Hi,
i have problem with the option If-Modified-Since with Nutch.
I want crawl on a web syte every day, so i have in nutch-site.html the
right setting of property db.fetch.interval.default.
But i want to limit Nutch to fetch only page that changed using the
If-Modified-Since header.
I found some resources on web to do this task, but when i recrawl page
afeter fetch-interval, nutch download all pages. I use Nutch 1.0 whith
protocol http. I don't use Adaptive Scheduler. In HttpResponse.java i
added the code:
if (datum.getModifiedTime() > 0) {
String httpDate = HttpDateFormat.toString(datum.getModifiedTime());
Http.LOG.debug("modified time: " + httpDate);
reqStr.append("If-Modified-Since: " + httpDate);
reqStr.append("\r\n");
}
else if (datum.getFetchTime() > 0) {
String httpDate = HttpDateFormat.toString(datum.getFetchTime());
Http.LOG.debug("modified time: " + httpDate);
reqStr.append("If-Modified-Since: " + httpDate);
reqStr.append("\r\n");
}
reqStr.append("\r\n");
because there was a bug that prevent the use of If-Modified-Since.

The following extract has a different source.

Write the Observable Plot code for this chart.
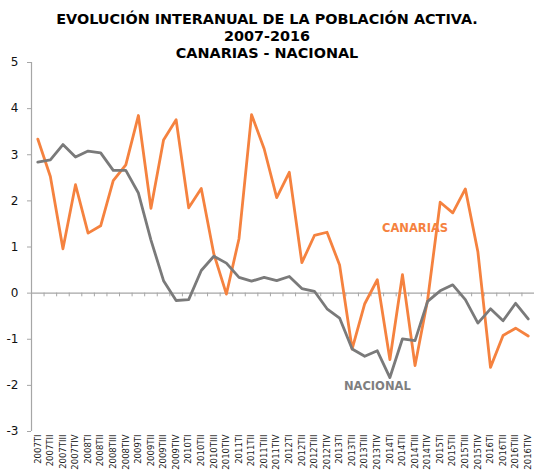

Also i did other change to Fetcher.java so i have the correct value of
LastModified in the CrawlDb
I try to crawl other web site because i want understand if it is a
problem of my web server that not support if-modified-since. But in
every test, i have always response code 200 even if the lastModified
of web page is older than LastModified in CrawlDb.
Can anyone tell me how to correctly use the If-Modified-Since?
Thanks,
Cavalaglio Davide